Choose well the things you want in life and from life and to give to life.

And put Love on the top of the list.

5 Comments »

  1. My first impulse is to say “I love this post!”. I think I say that every time I log on to your blog. I’m taking a new tact, this post provokes the urge to *feel* into it. I have wanted to do so many things in life. Most of my family and friends would say, “Why haven’t you made them happen?!” Here is why, because love has been at the top of my to do list for many, many years.

    It is easy to say love is the answer. You can say this in thousands of ways, but what is love as action? what is love? what is the feeling of love? Oh, I have answers that I have provided myself. I have moments when I do something that comes with that warm fuzzy feeling, but I also know there is no final answer.

    I would be inspired by where you and your’ followers find love. What is love for you? We all experience it so differently, understanding other people’s perspective can only help us bring more love into the world.

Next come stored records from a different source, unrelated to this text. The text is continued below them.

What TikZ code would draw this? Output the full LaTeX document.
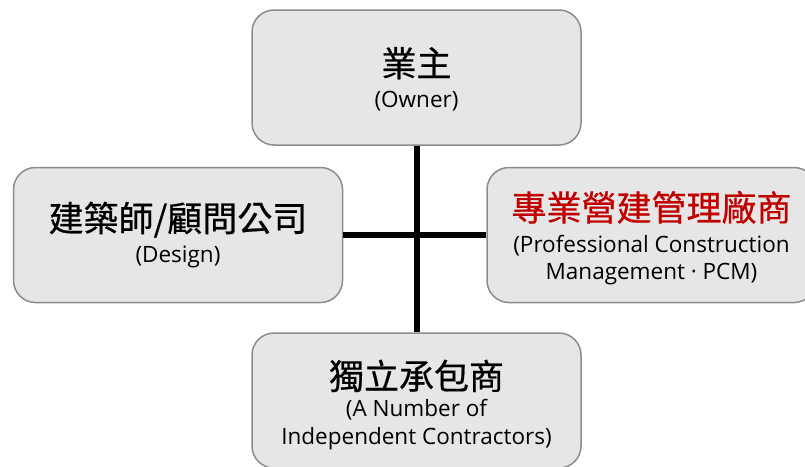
\documentclass[tikz,border=0pt]{standalone}
\usepackage{fontspec}
\setmainfont{Open Sans}
\newfontfamily\cjk[FakeBold=0.6]{Noto Sans CJK TC}
\definecolor{boxfill}{HTML}{E6E6E6}
\definecolor{boxline}{HTML}{8C8C8C}
\definecolor{pcmred}{HTML}{C00000}
\newcommand{\ttl}[1]{{\cjk\fontsize{35}{40}\selectfont #1}}
\begin{document}
\begin{tikzpicture}[x=1pt,y=-1pt,
  orgbox/.style={draw=boxline, line width=1.5pt, fill=boxfill, rounded corners=22pt,
    minimum width=329pt, minimum height=135pt, align=center, inner sep=0pt, text=black,
    font=\fontsize{22.5}{27.5}\selectfont},
  link/.style={line width=6pt, black}]
\useasboundingbox (0,0) rectangle (805,466);
\clip (0,0) rectangle (805,466);
\node[orgbox] (owner) at (416.5,77.5) {\rule{0pt}{33pt}\ttl{業主}\\[4pt](Owner)};
\node[orgbox] (design) at (178,235) {\ttl{建築師/顧問公司}\\[4pt](Design)};
\node[orgbox] (pcm) at (651.5,235) {\rule{0pt}{36pt}\ttl{\textcolor{pcmred}{專業營建管理廠商}}\\[4pt](Professional Construction\\Management · PCM)};
\node[orgbox] (contr) at (416.5,400.5) {\rule{0pt}{38pt}\ttl{獨立承包商}\\[0pt](A Number of\\Independent Contractors)};
\draw[link] (owner.south) -- (contr.north);
\draw[link] (design.east) -- (pcm.west);
\end{tikzpicture}
\end{document}
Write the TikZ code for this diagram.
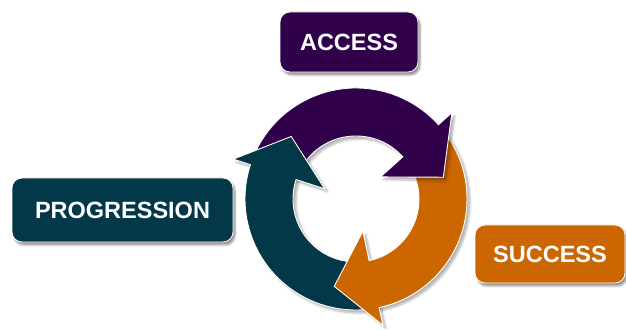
\documentclass[tikz,border=0pt]{standalone}
\usepackage{fontspec}
\setmainfont{Liberation Sans}
\usetikzlibrary{shadows.blur}
\definecolor{cpurple}{HTML}{30004B}
\definecolor{cteal}{HTML}{033848}
\definecolor{corange}{HTML}{CC6600}
\tikzset{
  label box/.style={rounded corners=10pt, draw=white, line width=0.8pt, text=white,
    font=\fontsize{23.5}{28}\selectfont\bfseries, inner sep=0pt,
    blur shadow={shadow xshift=2pt, shadow yshift=-3pt, shadow blur steps=6, shadow opacity=45}},
  ring arrow/.style={draw=white, line width=0.9pt, line join=miter},
  ring shadow/.style={blur shadow={shadow xshift=3pt, shadow yshift=-3pt, shadow blur steps=6, shadow opacity=30}},
}
\begin{document}
\begin{tikzpicture}[x=1pt,y=1pt]
\useasboundingbox (0,0) rectangle (626,331);
\begin{scope}[shift={(356,132)}]
  % orange arrow (drawn first, its head redrawn last)
  \fill[corange, ring arrow, ring shadow] (42:111) arc[start angle=42, end angle=-78, radius=111]
    -- (-78:129) -- (-104:90) -- (-78:33) -- (-78:63)
    arc[start angle=-78, end angle=42, radius=63] -- cycle;
  % purple arrow
  \fill[cpurple, ring arrow, ring shadow] (162:111) arc[start angle=162, end angle=42, radius=111]
    -- (42:129) -- (14:90) -- (42:33) -- (42:63)
    arc[start angle=42, end angle=162, radius=63] -- cycle;
  % teal arrow
  \fill[cteal, ring arrow, ring shadow] (-78:111) arc[start angle=-78, end angle=-198, radius=111]
    -- (-198:129) -- (-224:90) -- (-198:33) -- (-198:63)
    arc[start angle=-198, end angle=-78, radius=63] -- cycle;
  % orange head on top of teal tail
  \begin{scope}
    \clip (0,0) -- (-68:220) arc[start angle=-68, end angle=-125, radius=220] -- cycle;
    \fill[corange, ring arrow] (42:111) arc[start angle=42, end angle=-78, radius=111]
      -- (-78:129) -- (-104:90) -- (-78:33) -- (-78:63)
      arc[start angle=-78, end angle=42, radius=63] -- cycle;
  \end{scope}
\end{scope}
\node[label box, fill=cpurple, minimum width=138pt, minimum height=60pt] (access) at (349,289) {ACCESS};
\node[label box, fill=cteal, minimum width=221pt, minimum height=64pt] (progression) at (122.5,121) {PROGRESSION};
\node[label box, fill=corange, minimum width=150pt, minimum height=58pt] (success) at (550,77) {SUCCESS};
\end{tikzpicture}
\end{document}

    • I think M. Scott Peck’s definition from The Road Less Travelled is the most accurate definition I have ever found: “The will to extend one’s self for the purpose of nurturing one’s own or another’s spiritual growth.”

      Love is always a choice and an action. The feeling of love is a simple release of chemicals designed to make us want to procreate or to repeat those actions and lead us down the path to deeper and more meaningful relationships with ourselves, with others, and with the Divine.

      • That is a very interesting definition. We’ve had this conversations somewhere over the last month of your posts. I feel like our ideas are quite valid, yet we are missing each other. My experience has been that what is appreciated by me as a loving gesture is not always appreciated by another person. While my gesture may have the intention of extending myself for the purpose of nurturing another’s spiritual growth, I have experienced that gesture causing much angst and loss of standing in the other persons eyes. I don’t care what they think of me, but to have a gesture of love rebuked is tough. I’m not always looking for that rush of chemicals either, but that kind of response is confusing.

        Another example from my personal life is I have found myself in situations where to show someone how much I love them I need to get out of the way. I am very good at this. Who is to say this isn’t love in certain situations? I suppose my thoughts and questions come from this perspective… I am trying to find more positive ways to show this… to raise the vibration of others and myself.

      • M,

        Love is always an action. It can’t be any other way. Take my blog for example: My writing is an act of love. I extend myself across is amazing vast distance of the web. Share what I know about love and loving and pain and loss. How to live mindfully. To be always prepared. Not all of it is taken as intended. Not everyone who reads it gets that it’s an act of love. Hose things matter less than the act itself. Love is it’s own reward. Love gives not but of itself and expects not from itself. I’m sure I’m misquoting someone there but the point is valid.

        Love is something we do to make our life and the life of others better. There is no guarantee it will be returned. In fact, expecting something in return means we are doing it wrong.

        When it’s done right it doesnt matter if it’s rebuked. You loved and that’s what matters.

        This does not mean you keep tying to create something that doesn not exist. You can keep living a person long after you have nothing to do with them. I actually recommend that.

        Just love. Expect nothing. Offer it without condition. And you will benefit from it greatly.

      • Thank you for your thoughtful response. You are a great coach on how to love 🙂 I need to let go of the expectation. By your ideas, my entire life revolves around sharing love with so many people. Maybe what I really need to learn is how to experience and accept other peoples’ love for me. Today I am dedicating my blog (for the moment) to my journey to realize love for myself. Action… it is easy to do for others; for myself… I’m working on it.